Le flambeau olympique doit traverser 859 municipalités, dans les 47 préfectures du Japon, tout au long de son périple de 121 jours. Il passera entre les mains d’environ 10.000 relayeurs, chacun parcourant au petit trot 200 mètres en moyenne.
Avant d’avoir le privilège de tenir le flambeau, les participants au relais devront s’astreindre à deux semaines de « jeûne » social. Il leur est demandé de ne pas déjeuner ou dîner avec des amis. Ils doivent également tenir un carnet de santé où indiquer jour après jour leur état et leur température.
Au cours des derniers mois, le casting du feuilleton a été allégé de quelques poids lourds, censés lui apporter un vernis plus clinquant. Les célébrités japonaises, artistiques ou sportives, ont été nombreuses à se retirer du spectacle. Certaines ont très diplomatiquement évoqué des contraintes d’emploi du temps. Mais plusieurs d’entre elles n’ont pas caché la vraie raison de leur défection : une volonté de prendre de la distance avec un événement marqué par une envolée budgétaire et un environnement sexiste.
Dans le monde d’avant, le relais de la flamme olympique aurait été célébré comme une étape symbolique sur la route des Jeux. Le monde entier aurait observé ses premiers pas d’un regard curieux. Puis il serait passé à autre chose, avant de retrouver la flamme dans les rues de Tokyo, puis plus encore à son entrée dans le stade olympique.
Mais la crise sanitaire et son évolution, toujours incertaine, donnent au parcours du flambeau une dimension nouvelle. Il devient un test. Une épreuve cruciale, à réussir par tous les moyens. Un test pour le comité d’organisation de sa capacité à gérer un événement public (les spectateurs seront autorisés sur l’essentiel du parcours dans le respect des mesures sanitaires) en toute sécurité.
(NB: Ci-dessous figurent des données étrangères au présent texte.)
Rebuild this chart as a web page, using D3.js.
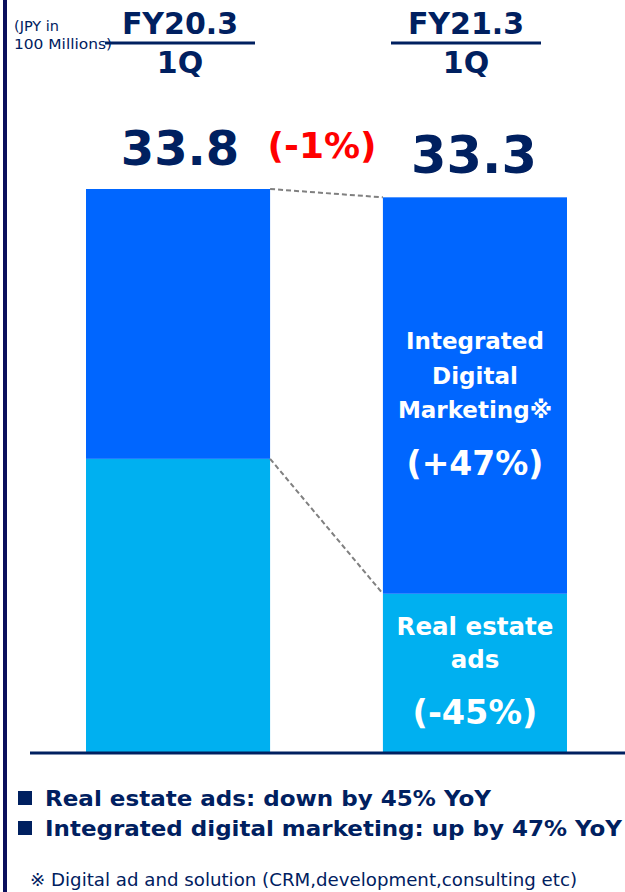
<!DOCTYPE html>
<html>
<head>
<meta charset="utf-8">
<script src="https://cdn.jsdelivr.net/npm/d3@7"></script>
<style>
  body { margin: 0; background: #fff; }
  svg { display: block; font-family: "DejaVu Sans", Verdana, sans-serif; }
</style>
</head>
<body>
<svg width="625" height="892"></svg>
<script>
// data (JPY 100 millions)
const periods = ["FY20.3", "FY21.3"];
const periodSub = ["1Q", "1Q"];
const realEstate = [17.6, 9.5];
const digitalMkt = [16.2, 23.8];
const totals = ["33.8", "33.3"];
const totalChange = "(-1%)";
const segChange = { re: "(-45%)", idm: "(+47%)" };
const legendLines = [
  "Real estate ads: down by 45% YoY",
  "Integrated digital marketing: up by 47% YoY"
];
const footnote = "※ Digital ad and solution (CRM,development,consulting etc)";

const navy = "#002060";
const blueIdm = "#0066ff";
const blueRe = "#00b0f0";

const svg = d3.select("svg");

// left frame line
svg.append("rect").attr("x", 3).attr("y", 0).attr("width", 4).attr("height", 892).attr("fill", "#0a0f5c");

const x = d3.scaleBand().domain(periods).range([86, 567]).paddingInner(0.38).paddingOuter(0);
const y = d3.scaleLinear().domain([0, 33.8]).range([752, 189]);

// unit note
svg.append("text").attr("x", 14).attr("y", 31).attr("font-size", 14.5).attr("fill", navy).text("(JPY in");
svg.append("text").attr("x", 14).attr("y", 49).attr("font-size", 14.5).attr("fill", navy)
  .attr("textLength", 98).attr("lengthAdjust", "spacingAndGlyphs").text("100 Millions)");

// period headers
const headCx = [180, 466];
periods.forEach((p, i) => {
  const cx = headCx[i];
  svg.append("text").attr("x", cx).attr("y", 34).attr("text-anchor", "middle")
    .attr("font-size", 30).attr("font-weight", "bold").attr("fill", navy).text(p);
  svg.append("line").attr("x1", cx - 75).attr("x2", cx + 75).attr("y1", 43).attr("y2", 43)
    .attr("stroke", navy).attr("stroke-width", 3);
  svg.append("text").attr("x", cx).attr("y", 73).attr("text-anchor", "middle")
    .attr("font-size", 30).attr("font-weight", "bold").attr("fill", navy).text(periodSub[i]);
});

// stacked bars
const rows = periods.map((p, i) => ({ p, re: realEstate[i], idm: digitalMkt[i] }));
const g = svg.append("g");
rows.forEach(d => {
  g.append("rect").attr("x", x(d.p)).attr("width", x.bandwidth())
    .attr("y", y(d.re)).attr("height", y(0) - y(d.re)).attr("fill", blueRe);
  g.append("rect").attr("x", x(d.p)).attr("width", x.bandwidth())
    .attr("y", y(d.re + d.idm)).attr("height", y(d.re) - y(d.re + d.idm)).attr("fill", blueIdm);
});

// dashed connectors
const x0r = x(periods[0]) + x.bandwidth();
const x1l = x(periods[1]);
[[rows[0].re + rows[0].idm, rows[1].re + rows[1].idm], [rows[0].re, rows[1].re]].forEach(([a, b]) => {
  svg.append("line").attr("x1", x0r).attr("x2", x1l).attr("y1", y(a)).attr("y2", y(b))
    .attr("stroke", "#808080").attr("stroke-width", 2).attr("stroke-dasharray", "5,3");
});

// baseline
svg.append("line").attr("x1", 30).attr("x2", 625).attr("y1", 753).attr("y2", 753)
  .attr("stroke", navy).attr("stroke-width", 3);

// totals
const totSize = [48, 51];
rows.forEach((d, i) => {
  svg.append("text").attr("x", x(d.p) + x.bandwidth() / 2 + 2 - i * 3)
    .attr("y", y(d.re + d.idm) - 24).attr("text-anchor", "middle")
    .attr("font-size", totSize[i]).attr("font-weight", "bold").attr("fill", navy).text(totals[i]);
});
svg.append("text").attr("x", 322).attr("y", 158).attr("text-anchor", "middle")
  .attr("font-size", 36).attr("font-weight", "bold").attr("fill", "#ff0000").text(totalChange);

// labels in right bar
const cxR = x(periods[1]) + x.bandwidth() / 2;
const white = (txt, yy, size) => svg.append("text").attr("x", cxR).attr("y", yy)
  .attr("text-anchor", "middle").attr("font-size", size).attr("font-weight", "bold")
  .attr("fill", "#fff").text(txt);
white("Integrated", 349, 23);
white("Digital", 384, 23);
white("Marketing※", 418, 23);
white(segChange.idm, 475, 33);
white("Real estate", 635, 24.5);
white("ads", 668, 24.5);
white(segChange.re, 724, 33.5);

// legend
const legendW = [446, 577];
legendLines.forEach((t, i) => {
  const yy = 806 + i * 30;
  svg.append("rect").attr("x", 18).attr("y", yy - 15).attr("width", 14).attr("height", 14).attr("fill", navy);
  svg.append("text").attr("x", 45).attr("y", yy).attr("font-size", 21.5).attr("font-weight", "bold")
    .attr("textLength", legendW[i]).attr("lengthAdjust", "spacingAndGlyphs")
    .attr("fill", navy).text(t);
});

svg.append("text").attr("x", 30).attr("y", 886).attr("font-size", 17.5).attr("fill", navy)
  .attr("textLength", 547).attr("lengthAdjust", "spacingAndGlyphs").text(footnote);
</script>
</body>
</html>
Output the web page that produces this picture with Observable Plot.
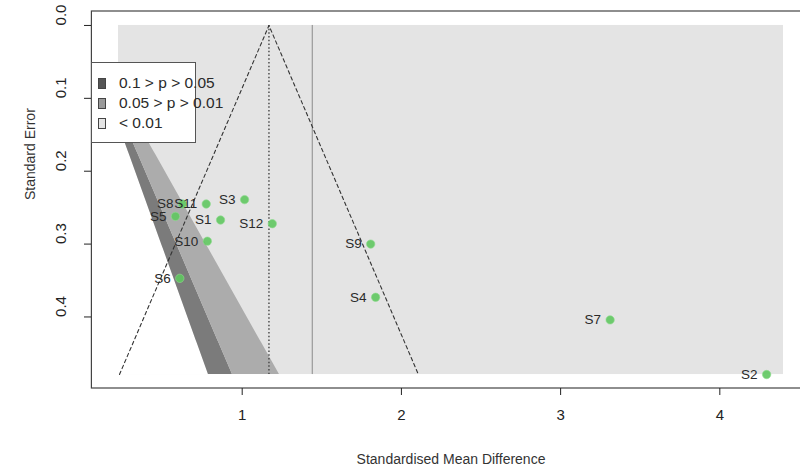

Un test, aussi, de l’attractivité de l’événement olympique et paralympique pour un public japonais toujours majoritairement opposé à sa tenue au cours de l’été prochain.
Preuve de l’importance de la réussite du relais de la flamme : la direction des opérations est désormais confiée à Toshiro Muto, le directeur général du comité d’organisation. Elle est montée d’un cran.
Avant le début de la crise sanitaire, le parcours du flambeau devait présenter au reste de la planète l’image d’un Japon ayant réussi à se reconstruire après la catastrophe de Fukushima. Aujourd’hui, la cible a été nettement agrandie : prouver que le monde peut se relever la pandémie.